Un’altra centrale nucleare: la Svizzera è tentata nonostante il referendum

Proposta Il consigliere Rosti: «Valutare la costruzione di nuovi impianti». Berna tiene la porta aperta. I contrari sembrano in calo rispetto al 2019

Un po’ a sorpresa, negli ultimi giorni, il Governo di Berna a trazione Udc (dopo le federali di fine ottobre, che hanno depotenziato l’azione politica dei Verdi, dopo il rotondo successo alle elezioni del 2019) ha deciso di non rispedire al mittente l’ennesima richiesta legata al controverso e dibattuto utilizzo dell’atomo quale alternativa energetica percorribile alla luce anche degli attuali scenari, che vedono la vicina Confederazione inevitabilmente dipendente dal Vecchio Continente (e non solo) sul tema sensibile degli approvvigionamenti.

L’invito

Nonostante il “no fermo” del 58% degli elettori - datato 2017 - a riaprire nella vicina Confederazione la partita sul nucleare e soprattutto ad avallare la costruzione di nuovi impianti, il Governo ed in particolare il consigliere federale Albert Rosti - stando a quanto riferito dal quotidiano di lingua francese “Le Matin Dimanche” - hanno invitato il Parlamento ad analizzare nel dettaglio e, in seconda battuta, ad adottare un postulato (ovvero un’argomentata richiesta) del presidente del Partito Liberal Radicale Thierry Burkart, che in buona sostanza ha chiesto di mantenere attive le quattro centrali oggi esistenti (una quinta centrale dovrà essere essere smantellata entro il 2033), ma anche di considerare la possibile costruzione di nuovi impianti.

Si tratta di uno spartiacque importante dentro la politica energetica (e di approvvigionamento energetico) svizzera, la cui prima conseguenza è stata quella di aprire un ampio dibattito subito dopo l’insediamento delle Camere federali dello scorso 4 dicembre.

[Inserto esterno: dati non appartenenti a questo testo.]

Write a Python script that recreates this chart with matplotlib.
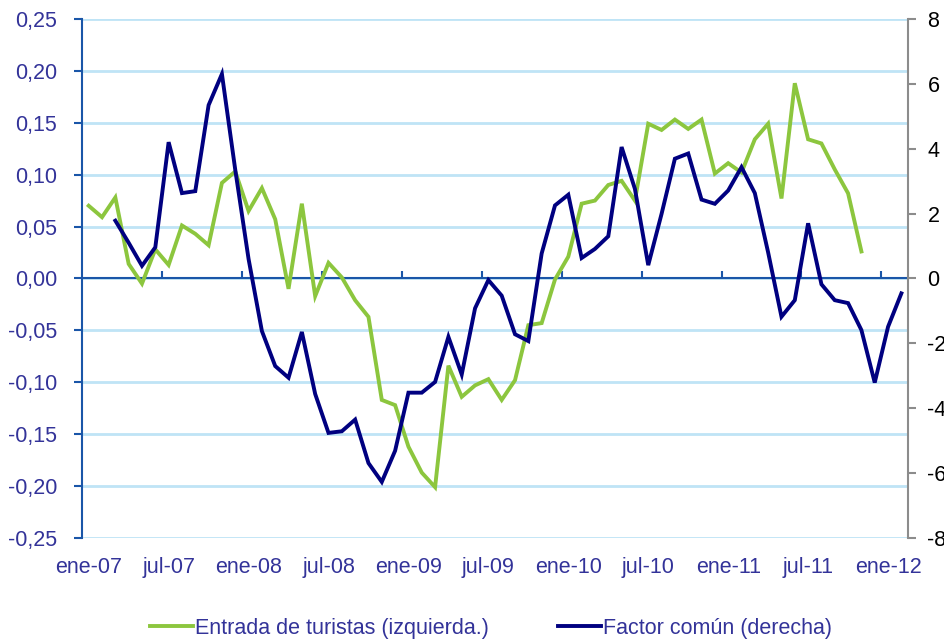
import numpy as np
import matplotlib.pyplot as plt

plt.rcParams['font.family'] = ['Liberation Sans', 'DejaVu Sans']
plt.rcParams['axes.unicode_minus'] = False

# meses ene-07 .. feb-12 (62 categorias)
meses = ['ene', 'feb', 'mar', 'abr', 'may', 'jun', 'jul', 'ago', 'sep', 'oct', 'nov', 'dic']
categorias = ['%s-%02d' % (meses[i % 12], 7 + i // 12) for i in range(62)]

# Entrada de turistas (eje izquierdo), ene-07 .. nov-11
turistas = [0.070, 0.059, 0.078, 0.014, -0.005, 0.028, 0.013, 0.051, 0.043, 0.032,
            0.092, 0.103, 0.065, 0.087, 0.057, -0.010, 0.072, -0.017, 0.015, 0.001,
            -0.021, -0.037, -0.117, -0.122, -0.162, -0.187, -0.201, -0.084, -0.114, -0.103,
            -0.097, -0.117, -0.098, -0.045, -0.043, -0.001, 0.021, 0.072, 0.075, 0.090,
            0.094, 0.075, 0.149, 0.143, 0.153, 0.144, 0.153, 0.101, 0.111, 0.102,
            0.134, 0.149, 0.077, 0.188, 0.134, 0.130, 0.105, 0.082, 0.026]

# Factor comun (eje derecho), mar-07 .. feb-12
factor = [1.78, 1.10, 0.39, 0.96, 4.20, 2.63, 2.69, 5.34, 6.30, 3.35,
          0.60, -1.62, -2.70, -3.06, -1.65, -3.56, -4.76, -4.71, -4.35, -5.69,
          -6.27, -5.31, -3.52, -3.52, -3.19, -1.80, -2.96, -0.92, -0.05, -0.53,
          -1.72, -1.93, 0.77, 2.25, 2.58, 0.63, 0.91, 1.30, 4.05, 2.76,
          0.41, 1.99, 3.69, 3.85, 2.43, 2.30, 2.71, 3.43, 2.63, 0.80,
          -1.18, -0.67, 1.70, -0.18, -0.67, -0.76, -1.59, -3.21, -1.49, -0.46]

izq_ticks = [-0.25, -0.20, -0.15, -0.10, -0.05, 0.0, 0.05, 0.10, 0.15, 0.20, 0.25]
der_ticks = [-8, -6, -4, -2, 0, 2, 4, 6, 8]

x_tur = np.arange(len(turistas))
x_fac = np.arange(2, 2 + len(factor))

texto = '#333399'
azul_eje = '#1A56A8'
verde = '#8CC63E'
azul = '#000080'
rejilla = '#BFE4F6'
fs = 15.5

fig = plt.figure(figsize=(9.44, 6.39), dpi=100)
ax = fig.add_axes([0.0869, 0.158, 0.875, 0.8125])
ax2 = ax.twinx()

ax.set_xlim(-0.5, len(categorias) - 0.5)
ax.set_ylim(-0.25, 0.25)
ax.set_yticks(izq_ticks)
ax.set_yticklabels([('%.2f' % v).replace('.', ',') for v in izq_ticks])
ax.grid(axis='y', color=rejilla, lw=2)
ax.set_axisbelow(True)

ax2.set_ylim(-8, 8)
ax2.set_yticks(der_ticks)
ax2.set_yticklabels([str(v) for v in der_ticks])

for a in (ax, ax2):
    a.spines['top'].set_visible(False)
    a.spines['bottom'].set_visible(False)
ax2.spines['left'].set_visible(False)
ax.spines['right'].set_visible(False)
ax.spines['left'].set_color(azul_eje)
ax.spines['left'].set_linewidth(1.5)
ax2.spines['right'].set_color('#8C8C8C')
ax2.spines['right'].set_linewidth(1.5)

ax.tick_params(axis='y', colors=azul_eje, labelcolor=texto, labelsize=fs, length=6, width=1.5, pad=12)
ax2.tick_params(axis='y', colors='#8C8C8C', labelcolor='black', labelsize=fs, length=6, width=1.5, pad=8)

# etiquetas de categoria abajo
ax.set_xticks(np.arange(0, len(categorias), 6))
ax.set_xticklabels([categorias[i] for i in range(0, len(categorias), 6)])
ax.tick_params(axis='x', length=0, labelsize=fs, labelcolor=texto, pad=14)

# eje de categorias en el cero
ax.axhline(0, color=azul_eje, lw=1.5, zorder=1.5)
sec = ax.secondary_xaxis(0.5)
sec.set_xticks(np.arange(5.5, len(categorias) - 1, 6))
sec.set_xticklabels([])
sec.tick_params(axis='x', direction='out', length=5, width=1.5, colors=azul_eje)
sec.spines['bottom'].set_color(azul_eje)
sec.spines['bottom'].set_linewidth(1.5)

l1, = ax.plot(x_tur, turistas, color=verde, lw=2.8, solid_joinstyle='miter',
              label='Entrada de turistas (izquierda.)')
l2, = ax2.plot(x_fac, factor, color=azul, lw=2.8, solid_joinstyle='miter',
               label='Factor común (derecha)')

leg = fig.legend(handles=[l1, l2], loc='center', bbox_to_anchor=(0.52, 0.017), ncol=2,
                 frameon=False, fontsize=fs, handlelength=2.0, handletextpad=0.1,
                 columnspacing=3.2)
for t in leg.get_texts():
    t.set_color(texto)

fig.savefig('out.png', dpi=100)
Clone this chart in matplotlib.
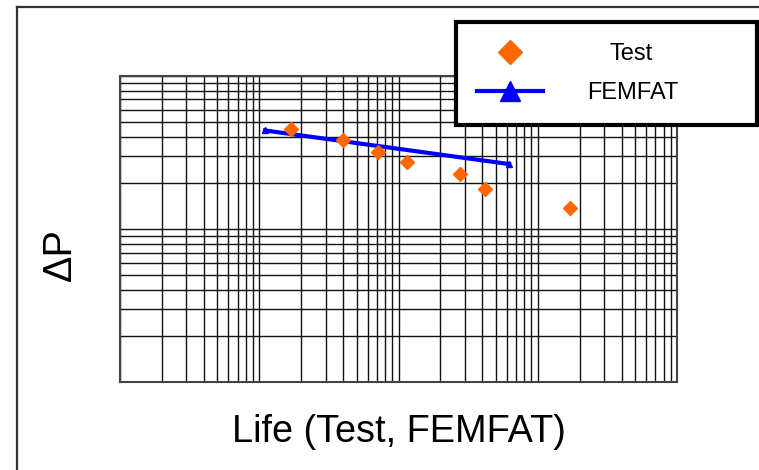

La Sinistra in particolare ha già promesso battaglia, spiegando che il rischio legato alla radioattività non può in alcun modo giustificare la riapertura del dibattito sul nucleare. Il Governo ha comunque fatto sapere, anche per non turbare ad inizio legislatura gli equilibri che al momento appaiono comunque solidi - vista l’avanzata dell’Udc e il calo importante dei Verdi (questi ultimi chiaramente contrari al nucleare -, che “ogni decisione sarà presa con piena cognizione di causa”.

Smarvote

E come (quasi) sempre accade in Svizzera, la questione è stata subito sottoposta al giudizio popolare, attraverso la piattaforma “Smarvote” che su un totale di 200 voti ne ha attribuiti 105 ai contrari a riaprire il discorso sul nucleare e 95 ai favorevoli a questo delicato argomento.

Ciò significa che il partito del “no” è andato assottigliandosi sotto la spinta delle incertezze legate non solo all’incertezza, ma anche all’impennata dei costi energetici.

Il dibattito è aperto anche alle latitudini ticinesi con il consigliere nazionale (rieletto a Berna) Piero Marchesi - in quota Udc, lo stesso partito del consigliere federale Albert Rosti - che ha aperto al nucleare, «dopo decenni di decisioni scellerate che hanno messo la Svizzera nella condizione di non avere un approvvigionamento energetico sicuro ed economicamente sostenibile».

«Bene dunque la spinta del consigliere federale Albert Rosti, il cui intervento ha contribuito a riaprire un dibattito fermo da troppo tempo. L’azione dell’Udc, che da anni insiste per riaprire al nucleare, sta finalmente dando i suoi frutti».

Di parere opposto il consigliere nazionale Bastien Girod, esponente del Partito Ecologista, che ha rimarcato come “una nuova centrale nucleare verrebbe costruita non prima di 20 anni e questa è chiaramente una tempistica troppo ampia per garantire una corretta transizione energetica.

Senza dimenticare le criticità legate alla radioattività nonché allo smaltimento delle scorie ed ai relativi costi”. Da capire ora quale sarà la prossima mossa del Governo di Berna.